**Stored rows:**
----------

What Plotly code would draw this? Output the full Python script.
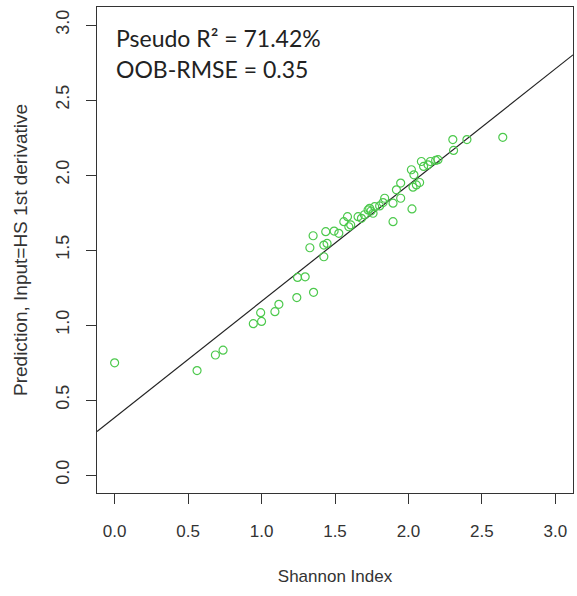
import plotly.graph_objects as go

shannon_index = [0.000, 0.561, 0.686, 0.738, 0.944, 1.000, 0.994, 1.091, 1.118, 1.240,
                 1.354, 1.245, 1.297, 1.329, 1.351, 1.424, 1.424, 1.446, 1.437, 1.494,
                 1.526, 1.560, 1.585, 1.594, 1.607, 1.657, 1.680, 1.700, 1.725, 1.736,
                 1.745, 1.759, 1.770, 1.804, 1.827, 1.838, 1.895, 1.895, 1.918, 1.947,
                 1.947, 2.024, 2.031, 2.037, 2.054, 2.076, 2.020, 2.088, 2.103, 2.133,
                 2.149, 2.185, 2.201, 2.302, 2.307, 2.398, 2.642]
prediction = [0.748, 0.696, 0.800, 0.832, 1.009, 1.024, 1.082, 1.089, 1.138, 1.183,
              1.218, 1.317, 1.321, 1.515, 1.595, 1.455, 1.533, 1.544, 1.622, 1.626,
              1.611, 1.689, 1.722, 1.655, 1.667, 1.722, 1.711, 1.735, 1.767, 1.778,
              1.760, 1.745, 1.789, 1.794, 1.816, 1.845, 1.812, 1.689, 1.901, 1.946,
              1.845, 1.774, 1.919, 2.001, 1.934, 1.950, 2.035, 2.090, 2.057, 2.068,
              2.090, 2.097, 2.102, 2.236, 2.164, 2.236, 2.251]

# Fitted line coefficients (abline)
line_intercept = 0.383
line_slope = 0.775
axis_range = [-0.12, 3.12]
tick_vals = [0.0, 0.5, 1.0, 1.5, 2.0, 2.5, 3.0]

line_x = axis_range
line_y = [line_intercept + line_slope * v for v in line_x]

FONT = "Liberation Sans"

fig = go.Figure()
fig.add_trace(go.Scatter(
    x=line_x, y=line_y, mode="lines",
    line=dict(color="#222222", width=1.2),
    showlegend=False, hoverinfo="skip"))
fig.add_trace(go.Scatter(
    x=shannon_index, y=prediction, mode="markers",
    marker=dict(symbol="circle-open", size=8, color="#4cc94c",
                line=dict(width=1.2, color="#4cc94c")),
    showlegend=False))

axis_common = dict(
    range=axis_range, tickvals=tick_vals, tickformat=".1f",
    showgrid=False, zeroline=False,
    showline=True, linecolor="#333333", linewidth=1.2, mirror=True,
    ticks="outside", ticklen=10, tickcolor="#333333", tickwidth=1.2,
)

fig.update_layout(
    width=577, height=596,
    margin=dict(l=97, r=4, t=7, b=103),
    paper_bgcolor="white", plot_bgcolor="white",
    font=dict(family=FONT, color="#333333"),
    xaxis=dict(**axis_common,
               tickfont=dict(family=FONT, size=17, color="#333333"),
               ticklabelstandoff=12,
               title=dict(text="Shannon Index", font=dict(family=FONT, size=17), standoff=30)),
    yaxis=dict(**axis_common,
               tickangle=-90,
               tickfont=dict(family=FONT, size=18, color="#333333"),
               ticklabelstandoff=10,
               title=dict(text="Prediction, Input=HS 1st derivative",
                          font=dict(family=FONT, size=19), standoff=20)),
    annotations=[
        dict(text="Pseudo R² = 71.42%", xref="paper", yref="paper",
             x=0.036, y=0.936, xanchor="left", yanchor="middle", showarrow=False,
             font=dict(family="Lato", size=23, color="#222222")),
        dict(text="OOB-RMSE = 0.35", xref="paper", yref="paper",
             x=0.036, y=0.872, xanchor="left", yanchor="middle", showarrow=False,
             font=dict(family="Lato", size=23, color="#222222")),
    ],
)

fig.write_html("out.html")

----------

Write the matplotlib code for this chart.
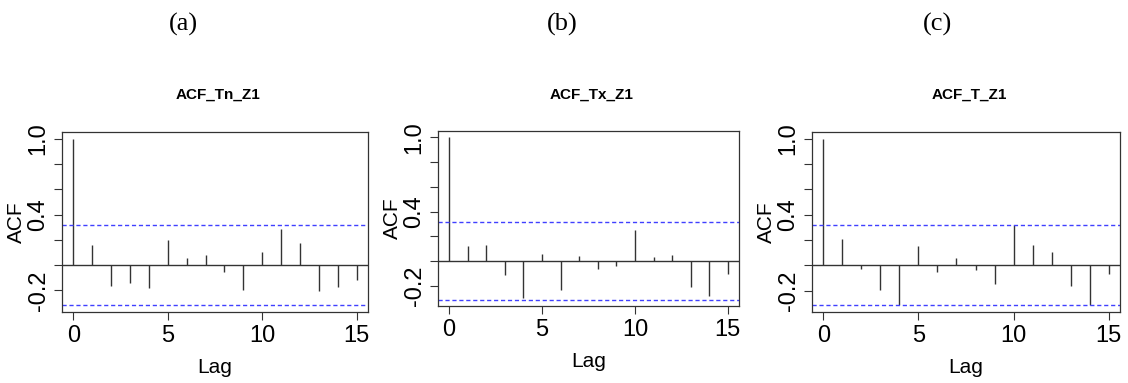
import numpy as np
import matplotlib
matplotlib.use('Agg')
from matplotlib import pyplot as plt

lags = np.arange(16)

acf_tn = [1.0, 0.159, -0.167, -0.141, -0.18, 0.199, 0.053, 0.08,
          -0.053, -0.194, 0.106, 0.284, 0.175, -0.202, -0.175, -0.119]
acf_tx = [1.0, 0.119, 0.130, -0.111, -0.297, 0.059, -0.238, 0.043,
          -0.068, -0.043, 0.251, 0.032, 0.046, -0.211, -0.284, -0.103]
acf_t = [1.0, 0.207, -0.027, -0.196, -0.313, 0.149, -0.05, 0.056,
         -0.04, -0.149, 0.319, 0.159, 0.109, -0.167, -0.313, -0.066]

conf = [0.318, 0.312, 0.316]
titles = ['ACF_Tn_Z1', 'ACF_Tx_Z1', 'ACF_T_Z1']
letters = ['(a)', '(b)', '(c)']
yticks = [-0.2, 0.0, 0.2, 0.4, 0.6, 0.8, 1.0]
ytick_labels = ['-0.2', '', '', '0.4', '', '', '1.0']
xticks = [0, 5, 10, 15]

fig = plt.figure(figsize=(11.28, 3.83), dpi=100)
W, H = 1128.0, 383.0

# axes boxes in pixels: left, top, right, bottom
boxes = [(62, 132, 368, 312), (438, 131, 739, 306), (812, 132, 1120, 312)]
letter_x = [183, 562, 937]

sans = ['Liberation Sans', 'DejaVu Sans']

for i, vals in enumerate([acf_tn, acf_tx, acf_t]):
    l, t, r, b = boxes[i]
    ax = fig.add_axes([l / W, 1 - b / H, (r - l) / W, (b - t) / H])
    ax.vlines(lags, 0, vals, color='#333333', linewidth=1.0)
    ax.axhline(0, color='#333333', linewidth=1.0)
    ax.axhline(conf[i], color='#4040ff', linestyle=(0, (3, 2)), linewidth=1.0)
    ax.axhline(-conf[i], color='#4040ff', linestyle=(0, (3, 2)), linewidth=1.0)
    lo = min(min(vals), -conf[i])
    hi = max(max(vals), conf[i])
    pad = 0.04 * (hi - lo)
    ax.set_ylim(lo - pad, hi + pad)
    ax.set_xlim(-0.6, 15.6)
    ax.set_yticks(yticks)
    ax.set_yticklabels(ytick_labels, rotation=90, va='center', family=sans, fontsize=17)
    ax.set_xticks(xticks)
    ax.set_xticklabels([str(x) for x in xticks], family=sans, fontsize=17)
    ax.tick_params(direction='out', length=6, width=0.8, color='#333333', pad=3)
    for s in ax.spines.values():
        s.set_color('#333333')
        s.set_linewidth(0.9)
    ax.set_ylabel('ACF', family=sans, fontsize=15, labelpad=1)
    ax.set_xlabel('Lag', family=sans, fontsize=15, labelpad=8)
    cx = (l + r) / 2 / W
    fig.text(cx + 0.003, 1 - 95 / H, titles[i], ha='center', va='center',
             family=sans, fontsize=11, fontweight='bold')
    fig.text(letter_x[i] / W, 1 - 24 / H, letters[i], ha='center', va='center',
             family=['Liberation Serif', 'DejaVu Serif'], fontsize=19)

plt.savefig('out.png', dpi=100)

----------

**Stated task:** Begin with the line that contains "Write the matplotlib code for this chart." and end with the line that contains "sans = ['Liberation Sans', 'DejaVu Sans']"; write out both and all lines between exactly, but no pictures.

**Exercise result:**
Write the matplotlib code for this chart.
import numpy as np
import matplotlib
matplotlib.use('Agg')
from matplotlib import pyplot as plt

lags = np.arange(16)

acf_tn = [1.0, 0.159, -0.167, -0.141, -0.18, 0.199, 0.053, 0.08,
          -0.053, -0.194, 0.106, 0.284, 0.175, -0.202, -0.175, -0.119]
acf_tx = [1.0, 0.119, 0.130, -0.111, -0.297, 0.059, -0.238, 0.043,
          -0.068, -0.043, 0.251, 0.032, 0.046, -0.211, -0.284, -0.103]
acf_t = [1.0, 0.207, -0.027, -0.196, -0.313, 0.149, -0.05, 0.056,
         -0.04, -0.149, 0.319, 0.159, 0.109, -0.167, -0.313, -0.066]

conf = [0.318, 0.312, 0.316]
titles = ['ACF_Tn_Z1', 'ACF_Tx_Z1', 'ACF_T_Z1']
letters = ['(a)', '(b)', '(c)']
yticks = [-0.2, 0.0, 0.2, 0.4, 0.6, 0.8, 1.0]
ytick_labels = ['-0.2', '', '', '0.4', '', '', '1.0']
xticks = [0, 5, 10, 15]

fig = plt.figure(figsize=(11.28, 3.83), dpi=100)
W, H = 1128.0, 383.0

# axes boxes in pixels: left, top, right, bottom
boxes = [(62, 132, 368, 312), (438, 131, 739, 306), (812, 132, 1120, 312)]
letter_x = [183, 562, 937]

sans = ['Liberation Sans', 'DejaVu Sans']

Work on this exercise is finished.